No matter which set you most enjoyed from this weekend’s run, we can all agree on one undeniable absolute truth: If you’re returning home from these shows with anything less than an ear-to-ear smile, a gigantic boner (or the less popular clit-boner equivalent) and a positive outlook for the future of this band, then it’s probably in your best interests, as well as possibly the national interest, that you stay far away from Phish henceforth. Just go away. No more live shows, no more message boards, no more cynical e-mails to fellow jaded vets. A sloppy batch of notes in Punch You in the Eye or Silent in the Morning is no match for the look on everyone’s face when the opening notes of Fluffhead became audible over the deafening roar.
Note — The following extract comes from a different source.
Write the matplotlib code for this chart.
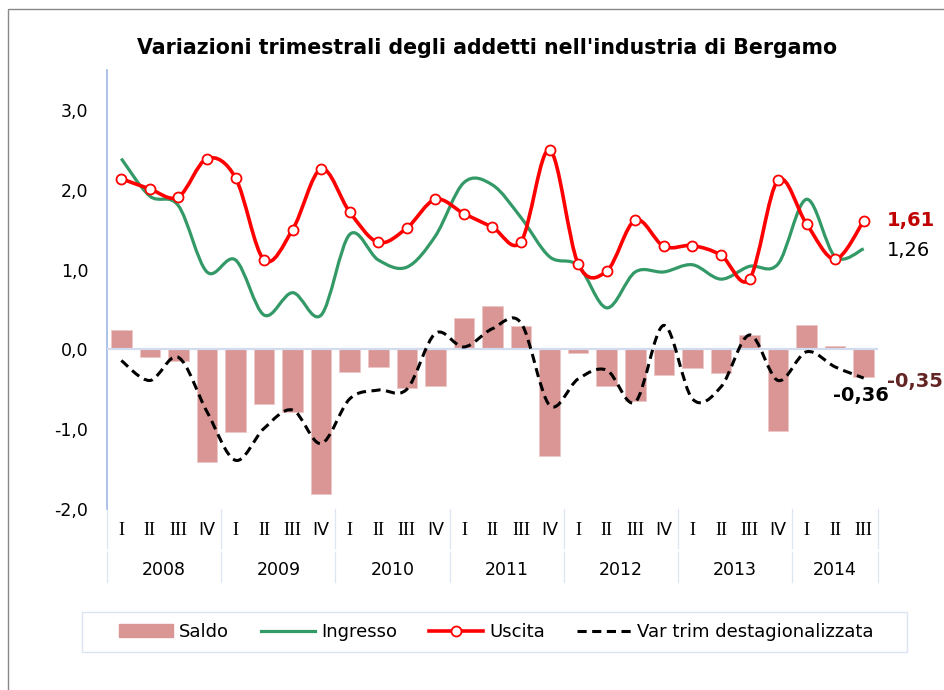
import numpy as np
import matplotlib
matplotlib.use("Agg")
import matplotlib.pyplot as plt
from matplotlib.path import Path
from matplotlib.patches import PathPatch, Patch, Rectangle
from matplotlib.lines import Line2D

# data (2008 I .. 2014 III)
years = ["2008", "2009", "2010", "2011", "2012", "2013", "2014"]
quarters = ["I", "II", "III", "IV"] * 6 + ["I", "II", "III"]

saldo = [0.24, -0.10, -0.14, -1.41, -1.03, -0.69, -0.79, -1.81,
         -0.28, -0.22, -0.49, -0.46, 0.39, 0.54, 0.29, -1.34,
         -0.04, -0.46, -0.65, -0.32, -0.23, -0.30, 0.18, -1.02,
         0.31, 0.04, -0.35]
ingresso = [2.39, 1.92, 1.80, 0.97, 1.12, 0.43, 0.71, 0.43,
            1.44, 1.12, 1.03, 1.42, 2.09, 2.06, 1.65, 1.16,
            1.05, 0.52, 0.97, 0.97, 1.06, 0.88, 1.04, 1.07,
            1.88, 1.16, 1.26]
uscita = [2.14, 2.01, 1.91, 2.39, 2.15, 1.12, 1.50, 2.26,
          1.72, 1.34, 1.52, 1.88, 1.70, 1.53, 1.35, 2.50,
          1.07, 0.98, 1.62, 1.29, 1.30, 1.18, 0.88, 2.12,
          1.57, 1.13, 1.61]
var_trim = [-0.14, -0.39, -0.10, -0.78, -1.39, -0.99, -0.76, -1.18,
            -0.62, -0.51, -0.50, 0.20, 0.03, 0.26, 0.33, -0.70,
            -0.37, -0.26, -0.66, 0.30, -0.62, -0.47, 0.18, -0.39,
            -0.03, -0.22, -0.36]

W, H = 944, 690


def fx(px):
    return px / W


def fy(py):
    return 1 - py / H


def smooth_path(x, y):
    # excel style smoothed line: cubic bezier through every point
    pts = np.column_stack([x, y]).astype(float)
    n = len(pts)
    verts = [pts[0]]
    codes = [Path.MOVETO]
    for i in range(n - 1):
        p0 = pts[i - 1] if i > 0 else pts[i]
        p1 = pts[i]
        p2 = pts[i + 1]
        p3 = pts[i + 2] if i + 2 < n else pts[i + 1]
        verts += [p1 + (p2 - p0) / 6, p2 - (p3 - p1) / 6, p2]
        codes += [Path.CURVE4] * 3
    return Path(verts, codes)


x = np.arange(len(quarters))

fig = plt.figure(figsize=(W / 100, H / 100), dpi=100)
ax = fig.add_axes([fx(107), fy(509), fx(878) - fx(107), fy(70) - fy(509)])

ax.bar(x, saldo, width=0.72, color="#d99694", edgecolor="#ecc8c7", linewidth=0.6, zorder=2)
ax.axhline(0, color="#d3dcee", lw=1.6, zorder=3)

ax.add_patch(PathPatch(smooth_path(x, ingresso), fill=False, edgecolor="#339966", lw=2.3, zorder=4))
ax.add_patch(PathPatch(smooth_path(x, uscita), fill=False, edgecolor="#ff0000", lw=2.6, zorder=5))
ax.plot(x, uscita, "o", ms=7.2, mfc="white", mec="#ff0000", mew=1.3, zorder=6)
ax.add_patch(PathPatch(smooth_path(x, var_trim), fill=False, edgecolor="black", lw=2.2,
                       linestyle=(0, (3, 1.8)), zorder=7))

ax.set_xlim(-0.5, len(x) - 0.5)
ax.set_ylim(-2, 3.5)
ax.set_yticks(range(-2, 4))
ax.set_yticklabels([f"{v:.1f}".replace(".", ",") for v in range(-2, 4)], fontsize=12.5)
ax.tick_params(axis="y", length=0, pad=13.5)
ax.set_xticks([])
for s in ["top", "right", "bottom"]:
    ax.spines[s].set_visible(False)
ax.spines["left"].set_color("#9db9e3")
ax.spines["left"].set_linewidth(1.2)

# category axis: quarters and years
tr = ax.get_xaxis_transform()
for i, q in enumerate(quarters):
    fam = "DejaVu Sans" if q == "IV" else "Liberation Serif"
    ax.text(i, -0.048, q, transform=tr, ha="center", va="center",
            fontsize=13 if fam != "DejaVu Sans" else 12.5, family=fam)
for k, yr in enumerate(years):
    start = k * 4
    end = min(start + 4, len(x))
    ax.text((start + end - 1) / 2, -0.139, yr, transform=tr, ha="center", va="center", fontsize=12.5)
bounds = [b - 0.5 for b in range(0, len(x), 4)] + [len(x) - 0.5]
for b in bounds:
    ax.plot([b, b], [0, -0.089], transform=tr, color="#dce6f2", lw=0.9, clip_on=False)
    ax.plot([b, b], [-0.098, -0.166], transform=tr, color="#dce6f2", lw=0.9, clip_on=False)

# end labels
last = len(x) - 1
ax.annotate("1,61", (last, uscita[-1]), xytext=(16.5, 0), textcoords="offset points",
            ha="left", va="center", fontsize=14, fontweight="bold", color="#c00000")
ax.annotate("1,26", (last, ingresso[-1]), xytext=(16.5, -1), textcoords="offset points",
            ha="left", va="center", fontsize=14, color="black")
ax.annotate("-0,36", (last, var_trim[-1]), xytext=(-2, -12.5), textcoords="offset points",
            ha="center", va="center", fontsize=14, fontweight="bold", color="black")
ax.annotate("-0,35", (last, saldo[-1]), xytext=(17, -3), textcoords="offset points",
            ha="left", va="center", fontsize=14, fontweight="bold", color="#632523",
            annotation_clip=False)

fig.text(fx(487), fy(48), "Variazioni trimestrali degli addetti nell'industria di Bergamo",
         ha="center", va="center", fontsize=14.8, fontweight="bold")

# chart border and legend box
fig.add_artist(Rectangle((fx(8), -0.05), 1.2, fy(9) + 0.05, transform=fig.transFigure,
                         fill=False, edgecolor="#888888", lw=1.0))
fig.add_artist(Rectangle((fx(82), fy(652)), fx(907) - fx(82), fy(612) - fy(652),
                         transform=fig.transFigure, fill=False, edgecolor="#dbe5f1", lw=1.0))

handles = [
    Patch(facecolor="#d99694", edgecolor="#d99694"),
    Line2D([], [], color="#339966", lw=2.3),
    Line2D([], [], color="#ff0000", lw=2.6, marker="o", ms=7.2, mfc="white", mec="#ff0000", mew=1.3),
    Line2D([], [], color="black", lw=2.2, linestyle=(0, (3, 1.8))),
]
labels = ["Saldo", "Ingresso", "Uscita", "Var trim destagionalizzata"]
fig.legend(handles, labels, loc="center", bbox_to_anchor=(fx(496), fy(632)), ncol=4,
           frameon=False, fontsize=13, handlelength=3.0, handletextpad=0.35,
           columnspacing=1.75, handleheight=0.7)

fig.savefig("out.png", dpi=100)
But if, following a prolonged second hiatus, you somehow managed to be a hyper-critical reactionary ingrate about a 12-hour, 83-song romp through one of the most impressive and expansive catalogs in modern music, then all hope may be lost. I cannot even begin to comprehend how you could find the slightest fault in anything that transpired from the moment the band stepped on stage – including Cactus in his emo-sleeveless-Michelle Obama outfit – ‘til the minute you checked out of your [destroyed] hotel room. And if that’s you, know this: There may come a day when I jazzercise on your grave.
They didn’t jam enough!
Trey messed up the YEM lyrics for chrissakes!
I counted 27 flubs in the first set alone!
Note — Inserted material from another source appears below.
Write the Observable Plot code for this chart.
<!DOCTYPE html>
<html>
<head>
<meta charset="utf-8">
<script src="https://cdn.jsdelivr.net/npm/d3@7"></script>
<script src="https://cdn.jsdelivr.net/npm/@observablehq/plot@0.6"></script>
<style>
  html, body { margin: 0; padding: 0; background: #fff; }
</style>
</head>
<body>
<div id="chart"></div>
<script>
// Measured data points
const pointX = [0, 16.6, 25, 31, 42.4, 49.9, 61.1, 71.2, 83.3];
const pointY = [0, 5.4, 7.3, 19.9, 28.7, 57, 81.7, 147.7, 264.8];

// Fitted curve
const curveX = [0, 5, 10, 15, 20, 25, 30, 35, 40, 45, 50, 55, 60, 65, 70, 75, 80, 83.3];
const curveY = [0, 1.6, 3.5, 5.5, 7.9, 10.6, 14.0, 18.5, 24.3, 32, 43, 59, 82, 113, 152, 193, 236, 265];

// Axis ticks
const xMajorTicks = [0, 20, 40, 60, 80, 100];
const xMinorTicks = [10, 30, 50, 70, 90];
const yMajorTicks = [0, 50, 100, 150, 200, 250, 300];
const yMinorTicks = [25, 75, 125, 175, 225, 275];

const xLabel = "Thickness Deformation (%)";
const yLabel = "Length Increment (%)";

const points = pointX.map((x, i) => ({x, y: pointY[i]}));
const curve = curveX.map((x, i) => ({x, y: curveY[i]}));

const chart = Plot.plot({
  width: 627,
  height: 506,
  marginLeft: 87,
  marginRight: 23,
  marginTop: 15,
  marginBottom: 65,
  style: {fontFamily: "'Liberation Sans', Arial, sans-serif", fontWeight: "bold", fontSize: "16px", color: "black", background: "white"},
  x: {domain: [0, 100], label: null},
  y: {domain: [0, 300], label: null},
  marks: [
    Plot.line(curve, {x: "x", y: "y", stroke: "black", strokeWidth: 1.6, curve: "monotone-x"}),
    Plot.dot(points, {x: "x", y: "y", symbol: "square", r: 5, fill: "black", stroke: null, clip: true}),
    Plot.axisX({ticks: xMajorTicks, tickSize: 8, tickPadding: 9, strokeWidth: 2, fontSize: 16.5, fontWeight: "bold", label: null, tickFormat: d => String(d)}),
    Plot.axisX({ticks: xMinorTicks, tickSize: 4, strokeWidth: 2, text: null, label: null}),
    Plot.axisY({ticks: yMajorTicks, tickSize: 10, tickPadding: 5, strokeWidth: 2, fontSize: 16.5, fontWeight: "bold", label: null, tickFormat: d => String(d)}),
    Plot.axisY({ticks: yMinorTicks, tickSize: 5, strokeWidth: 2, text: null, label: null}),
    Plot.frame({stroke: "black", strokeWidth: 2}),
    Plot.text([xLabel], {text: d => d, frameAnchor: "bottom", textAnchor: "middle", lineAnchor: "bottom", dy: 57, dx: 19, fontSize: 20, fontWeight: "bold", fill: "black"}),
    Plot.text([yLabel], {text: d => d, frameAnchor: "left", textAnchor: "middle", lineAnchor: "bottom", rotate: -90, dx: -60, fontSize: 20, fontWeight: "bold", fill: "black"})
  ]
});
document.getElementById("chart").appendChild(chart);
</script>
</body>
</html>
My uncle touched me in the shower when I was nine!
Big picture, folks, big picture. Rome wasn’t burnt in a day. (Wait, that’s not right.) Well, Rome wasn’t built that quickly, and what took this band more than 20 years to build cannot be re-captured in a few months of rehearsal. This was simply a simple celebration, an uprooted time capsule of the band’s history; it could never be an immediate return to 25-minute facefucking jams that are talked about solely by date and title, and it wasn’t.
The return to glory merely began this weekend. From here on out there will be flubs, but it’s time to accept these meaningless minor bungles as an inevitability in order to get to the good stuff. And if this weekend is any indication, the good stuff will come in droves this summer. Hampton was a showcase for the future, a supreme flash of the arsenal.
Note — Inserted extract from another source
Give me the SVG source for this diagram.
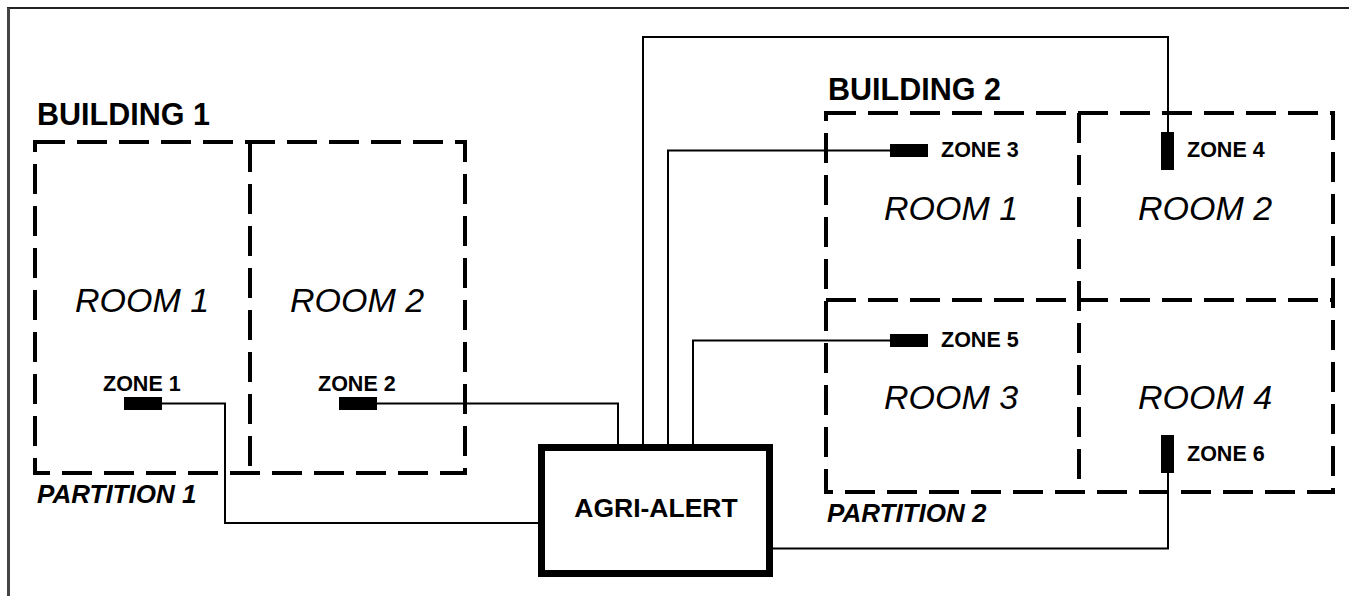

But the sheer madness of this weekend was much more than just the music. It’s the anticipatory stomach churn before the show. It’s the house lights going down. It’s the conversations you haven’t had in nearly half a decade. It’s the snippets of other people’s conversations you haven’t heard in nearly half a decade. It’s the jargon. It’s the lingo. It’s nonstop games of Cornhole on the Ramada Inn grassy knoll. It’s the ticketless guy in the Matthew Lesko costume trying to stand out, and the ticketless guy in the Antelope costume who indulged us with his best Mick Jagger impression. It’s a guy from South Carolina sneaking in on Saturday night and getting a five-minute screamfest from all his friends when he arrived at the seats. It’s feeling the feeling we all forgot. It’s Phish.
News and notes: An astounding lack of arrows on the setlist – there will be a buyer’s market for arrows on summer tour…If you had to pin me down on my favorite tune of the weekend, it’d probably be Suzy…Or AC/DC Bag…Or about 50 others…I love those new green laser pens that a few people in the crowd wielded…two old tunes that have been inserted into Phish songs were played in the same set: The Landlady (PYITE) and The Asse Festival (Guelah)…Speaking of, Kuroda [coincidentally??] used rainbow lights during The Asse Festival…and lastly, the crowd may have grown five years older, but we’re five years more the wiser (and much sorer in the morning – “cash or trade for a heady hamstring and calf massage!”)…I’ve never seen a better crowd in my life, at any show, Phish or otherwise. ‘Til June.